|
K.G.W. is
a pseudonym for Graham F Smith, an 18-year-old who's spent _way_ too much
me listening to Guided By Voices records". There are many ways of
playing garage-rock guitar, many ways of singing, even many ways of using
el cheapo recording equipment, that do not sound like PROPELLER/ VAMPIRE
ON TITUS outtakes, and Graham is not going out of his way to find them.
Nor is hard to notice that he's recorded 20 songs, many under 2 minutes,
with Pollard-y titles like "What Is Your Posture?" and "May
Be Icy", mostly running into each other instead of frittering away
time on properly constructed endings.
But first of all, musically, his GBV imitations are quite good; much better,
frankly, than many of the random discharges that GBV's Robert Pollard
spews out at hundreds-per-year rates. This is certainly not because Smith
is a more talented writer; he has none of the gift for (or desire to even
try) the melancholic ballads like "I Am A Scientist" or "Tractor
Rape Chain" or "the Official Ironman's Rally Song" that
I love best about GBV, nor is there anything as sublimely silly as "Kicker
Of Elves". But Smith seems to actually care about the songs he asks
us to buy, rather than slapping them onto tape and considering them automatically
finished, which seems to have been Pollard's procedure on ALIEN LANES
and his solo outings. Besides, Smith has other ideas. "Put It In
The Desk" and "You Need Me" and "Prince Of The Major
Leagues" are built around catchy synthesizer hooks of the chintzy
and burbly varieties. "The Muscles-Into Mountains", danceable
noir, could almost be Portishead, but it's too fast and appealing and
reliant on the keyboard's pitch-bend wheel. "Ponyoak" is what
GBV would be if Pollard's key rock influence been the early Beatles, not
the Who. "I Invented The Drums" is disco for the robots on the
strip-mine floor. "Turn The Bitch Off" (which has no offensive
content, though the tradeoff is that "Data For The Turtle In The
Maze" has no nonsense content) stars spliced, cut-up, echoey drum
lines a la Nine Inch Nails's "Piggy". "I Can't Humanize"

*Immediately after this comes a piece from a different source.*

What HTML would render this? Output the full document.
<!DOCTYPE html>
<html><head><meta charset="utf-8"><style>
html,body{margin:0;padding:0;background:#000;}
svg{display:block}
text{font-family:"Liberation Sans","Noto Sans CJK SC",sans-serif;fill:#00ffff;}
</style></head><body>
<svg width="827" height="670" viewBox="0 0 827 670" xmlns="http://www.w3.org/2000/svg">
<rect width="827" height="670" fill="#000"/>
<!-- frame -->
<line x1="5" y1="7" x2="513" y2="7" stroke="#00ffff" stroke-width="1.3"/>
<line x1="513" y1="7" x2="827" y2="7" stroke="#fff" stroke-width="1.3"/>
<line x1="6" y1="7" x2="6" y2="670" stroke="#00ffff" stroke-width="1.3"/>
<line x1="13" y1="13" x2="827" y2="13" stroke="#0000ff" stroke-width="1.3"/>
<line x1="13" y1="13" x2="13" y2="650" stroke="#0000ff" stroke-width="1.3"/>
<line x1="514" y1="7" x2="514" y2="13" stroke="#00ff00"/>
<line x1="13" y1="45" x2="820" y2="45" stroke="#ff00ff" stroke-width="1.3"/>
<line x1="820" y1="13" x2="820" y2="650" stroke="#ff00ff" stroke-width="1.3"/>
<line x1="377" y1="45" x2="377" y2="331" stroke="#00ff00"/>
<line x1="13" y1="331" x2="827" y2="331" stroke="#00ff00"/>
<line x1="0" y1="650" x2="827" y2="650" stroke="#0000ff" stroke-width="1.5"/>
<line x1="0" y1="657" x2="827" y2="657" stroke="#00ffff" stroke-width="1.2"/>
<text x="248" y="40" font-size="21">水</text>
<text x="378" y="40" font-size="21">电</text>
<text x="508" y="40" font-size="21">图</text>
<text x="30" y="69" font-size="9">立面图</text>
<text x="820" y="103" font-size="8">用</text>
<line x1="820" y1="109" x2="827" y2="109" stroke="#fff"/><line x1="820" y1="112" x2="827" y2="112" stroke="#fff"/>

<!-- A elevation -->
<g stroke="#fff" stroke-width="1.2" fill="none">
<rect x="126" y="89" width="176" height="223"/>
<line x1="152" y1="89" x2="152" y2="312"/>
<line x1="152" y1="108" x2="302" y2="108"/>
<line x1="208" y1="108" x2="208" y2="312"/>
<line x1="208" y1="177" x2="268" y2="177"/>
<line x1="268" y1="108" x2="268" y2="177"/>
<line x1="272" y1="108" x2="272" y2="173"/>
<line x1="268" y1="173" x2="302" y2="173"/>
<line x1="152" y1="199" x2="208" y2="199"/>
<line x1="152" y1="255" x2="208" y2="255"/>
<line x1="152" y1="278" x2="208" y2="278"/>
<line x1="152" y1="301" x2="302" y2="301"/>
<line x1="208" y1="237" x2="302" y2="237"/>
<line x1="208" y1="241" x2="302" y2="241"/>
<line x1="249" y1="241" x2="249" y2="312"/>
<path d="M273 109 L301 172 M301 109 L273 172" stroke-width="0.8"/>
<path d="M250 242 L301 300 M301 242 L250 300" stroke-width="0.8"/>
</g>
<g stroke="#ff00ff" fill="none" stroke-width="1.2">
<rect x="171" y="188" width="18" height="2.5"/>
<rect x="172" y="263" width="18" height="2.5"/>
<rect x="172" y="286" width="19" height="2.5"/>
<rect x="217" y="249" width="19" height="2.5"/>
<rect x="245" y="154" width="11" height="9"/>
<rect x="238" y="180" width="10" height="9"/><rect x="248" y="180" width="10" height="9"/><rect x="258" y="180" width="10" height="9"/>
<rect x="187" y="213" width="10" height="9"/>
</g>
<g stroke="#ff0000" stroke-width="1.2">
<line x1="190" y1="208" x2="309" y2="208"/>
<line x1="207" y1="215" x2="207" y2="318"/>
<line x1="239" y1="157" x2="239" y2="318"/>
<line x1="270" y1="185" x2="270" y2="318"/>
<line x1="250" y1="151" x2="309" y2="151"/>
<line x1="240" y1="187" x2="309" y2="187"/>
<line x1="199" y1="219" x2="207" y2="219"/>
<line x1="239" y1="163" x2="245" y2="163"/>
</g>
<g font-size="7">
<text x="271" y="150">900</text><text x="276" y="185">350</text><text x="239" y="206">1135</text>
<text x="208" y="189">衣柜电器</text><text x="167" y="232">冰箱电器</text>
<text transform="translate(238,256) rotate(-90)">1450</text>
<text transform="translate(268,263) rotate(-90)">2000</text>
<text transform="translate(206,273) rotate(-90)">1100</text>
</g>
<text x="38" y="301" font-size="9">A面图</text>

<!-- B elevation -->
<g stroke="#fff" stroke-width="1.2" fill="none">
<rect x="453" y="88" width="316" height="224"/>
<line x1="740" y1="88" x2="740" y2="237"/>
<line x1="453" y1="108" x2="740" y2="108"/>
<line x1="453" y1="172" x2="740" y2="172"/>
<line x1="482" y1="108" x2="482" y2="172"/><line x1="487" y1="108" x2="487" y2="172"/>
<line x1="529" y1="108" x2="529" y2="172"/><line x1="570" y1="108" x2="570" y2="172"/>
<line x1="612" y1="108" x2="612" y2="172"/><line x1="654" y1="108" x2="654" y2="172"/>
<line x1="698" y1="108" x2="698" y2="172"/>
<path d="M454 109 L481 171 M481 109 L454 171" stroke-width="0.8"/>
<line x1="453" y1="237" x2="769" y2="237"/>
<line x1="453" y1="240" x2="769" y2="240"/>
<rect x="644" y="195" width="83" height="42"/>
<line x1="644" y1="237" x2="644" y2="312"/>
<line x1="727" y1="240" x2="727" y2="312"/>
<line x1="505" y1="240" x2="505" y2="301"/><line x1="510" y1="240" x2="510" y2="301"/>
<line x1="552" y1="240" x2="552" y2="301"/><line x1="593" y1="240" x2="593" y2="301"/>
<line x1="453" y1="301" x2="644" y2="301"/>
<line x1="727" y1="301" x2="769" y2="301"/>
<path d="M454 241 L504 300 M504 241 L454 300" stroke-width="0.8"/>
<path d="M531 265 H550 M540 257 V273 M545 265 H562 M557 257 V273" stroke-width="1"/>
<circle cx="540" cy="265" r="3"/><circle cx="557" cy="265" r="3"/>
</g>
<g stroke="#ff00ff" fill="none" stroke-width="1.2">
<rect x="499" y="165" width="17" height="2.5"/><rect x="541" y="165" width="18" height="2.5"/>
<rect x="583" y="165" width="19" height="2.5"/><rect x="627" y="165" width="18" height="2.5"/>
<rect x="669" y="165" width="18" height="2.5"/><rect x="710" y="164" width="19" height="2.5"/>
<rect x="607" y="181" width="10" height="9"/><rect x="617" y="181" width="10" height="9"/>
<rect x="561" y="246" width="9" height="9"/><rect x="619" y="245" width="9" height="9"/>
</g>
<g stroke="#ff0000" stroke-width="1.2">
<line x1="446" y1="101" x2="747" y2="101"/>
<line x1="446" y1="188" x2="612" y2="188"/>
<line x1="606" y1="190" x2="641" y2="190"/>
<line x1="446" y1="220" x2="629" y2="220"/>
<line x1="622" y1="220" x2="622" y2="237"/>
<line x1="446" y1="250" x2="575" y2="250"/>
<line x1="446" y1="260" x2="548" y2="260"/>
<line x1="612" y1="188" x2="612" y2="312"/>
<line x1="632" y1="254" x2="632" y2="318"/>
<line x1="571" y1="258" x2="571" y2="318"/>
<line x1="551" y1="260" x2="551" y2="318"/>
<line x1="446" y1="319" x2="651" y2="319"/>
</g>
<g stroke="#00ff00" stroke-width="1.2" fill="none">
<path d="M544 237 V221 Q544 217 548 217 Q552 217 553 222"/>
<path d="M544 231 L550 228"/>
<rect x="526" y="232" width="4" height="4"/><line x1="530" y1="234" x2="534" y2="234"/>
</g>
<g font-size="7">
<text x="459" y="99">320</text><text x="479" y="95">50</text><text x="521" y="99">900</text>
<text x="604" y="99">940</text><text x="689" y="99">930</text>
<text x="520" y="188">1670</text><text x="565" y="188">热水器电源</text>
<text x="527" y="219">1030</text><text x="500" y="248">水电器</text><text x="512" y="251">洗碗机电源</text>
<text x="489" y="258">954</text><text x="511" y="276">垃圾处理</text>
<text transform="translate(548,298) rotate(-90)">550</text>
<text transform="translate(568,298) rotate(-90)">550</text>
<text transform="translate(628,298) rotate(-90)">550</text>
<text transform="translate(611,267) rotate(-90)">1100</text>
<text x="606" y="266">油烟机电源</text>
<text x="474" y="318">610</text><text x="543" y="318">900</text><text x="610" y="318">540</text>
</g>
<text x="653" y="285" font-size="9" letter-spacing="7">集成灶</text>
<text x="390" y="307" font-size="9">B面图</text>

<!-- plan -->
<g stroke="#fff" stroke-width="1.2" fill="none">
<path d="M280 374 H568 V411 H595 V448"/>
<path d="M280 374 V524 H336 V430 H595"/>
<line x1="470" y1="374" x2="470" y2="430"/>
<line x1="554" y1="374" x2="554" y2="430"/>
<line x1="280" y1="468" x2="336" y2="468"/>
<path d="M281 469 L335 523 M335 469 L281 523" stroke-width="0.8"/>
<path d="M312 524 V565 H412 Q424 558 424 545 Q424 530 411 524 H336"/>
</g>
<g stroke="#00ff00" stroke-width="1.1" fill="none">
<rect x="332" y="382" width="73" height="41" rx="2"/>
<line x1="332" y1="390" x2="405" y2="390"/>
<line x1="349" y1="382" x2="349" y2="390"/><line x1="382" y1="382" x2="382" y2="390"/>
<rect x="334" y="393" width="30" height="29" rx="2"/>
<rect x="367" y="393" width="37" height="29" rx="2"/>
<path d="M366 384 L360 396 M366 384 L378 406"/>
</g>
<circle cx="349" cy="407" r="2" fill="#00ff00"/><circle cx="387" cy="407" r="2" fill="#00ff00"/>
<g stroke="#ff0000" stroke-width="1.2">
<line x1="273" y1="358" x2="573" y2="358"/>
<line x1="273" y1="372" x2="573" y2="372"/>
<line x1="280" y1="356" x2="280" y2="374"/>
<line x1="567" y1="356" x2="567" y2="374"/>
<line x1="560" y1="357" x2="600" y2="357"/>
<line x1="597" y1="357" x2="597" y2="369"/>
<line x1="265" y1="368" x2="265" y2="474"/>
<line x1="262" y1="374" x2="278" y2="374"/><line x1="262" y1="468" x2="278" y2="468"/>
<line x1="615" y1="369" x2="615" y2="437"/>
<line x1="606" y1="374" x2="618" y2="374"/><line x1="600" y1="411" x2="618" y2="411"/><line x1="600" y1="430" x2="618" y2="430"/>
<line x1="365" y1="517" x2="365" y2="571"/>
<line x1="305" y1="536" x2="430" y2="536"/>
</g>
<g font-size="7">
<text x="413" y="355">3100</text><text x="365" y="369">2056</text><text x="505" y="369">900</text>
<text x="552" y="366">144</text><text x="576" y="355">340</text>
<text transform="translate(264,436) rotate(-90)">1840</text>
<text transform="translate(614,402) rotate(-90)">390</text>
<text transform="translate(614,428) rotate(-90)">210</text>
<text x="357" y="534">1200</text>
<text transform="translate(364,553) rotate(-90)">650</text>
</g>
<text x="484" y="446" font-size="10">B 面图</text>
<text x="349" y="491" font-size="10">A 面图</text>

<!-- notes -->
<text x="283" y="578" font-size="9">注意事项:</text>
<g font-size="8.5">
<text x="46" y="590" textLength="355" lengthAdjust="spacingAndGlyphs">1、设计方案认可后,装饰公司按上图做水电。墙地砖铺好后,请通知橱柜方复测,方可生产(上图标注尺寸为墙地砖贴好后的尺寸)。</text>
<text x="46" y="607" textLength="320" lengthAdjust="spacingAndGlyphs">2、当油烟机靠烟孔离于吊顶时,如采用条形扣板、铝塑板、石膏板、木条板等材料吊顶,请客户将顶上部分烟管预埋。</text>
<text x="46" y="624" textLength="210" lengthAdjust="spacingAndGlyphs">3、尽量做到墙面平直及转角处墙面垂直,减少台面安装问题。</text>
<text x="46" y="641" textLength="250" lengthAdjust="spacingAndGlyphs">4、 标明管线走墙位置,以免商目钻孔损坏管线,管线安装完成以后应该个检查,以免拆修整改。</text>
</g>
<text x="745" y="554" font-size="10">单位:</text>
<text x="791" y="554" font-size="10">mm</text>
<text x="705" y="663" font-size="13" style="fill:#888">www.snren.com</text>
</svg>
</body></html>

is jazzy and jungle-y at once, not to mention weird. "Great Alcoholics"
buoyantly builds on a piano and false violin and fake fanfare note and
more drum-machine.
There's no shattering revelations to be had here; I think Graham is too
young to ask that of anyway. There's a large batch of good, charming songs
and half-songs. Each is usefully covered by the same make and model of
sonic grime. And all the melodies are composed by the distinct Graham
Smith method. Which is the same method they teach by correspondence at
the Robert Pollard School of Music. So? This is bad?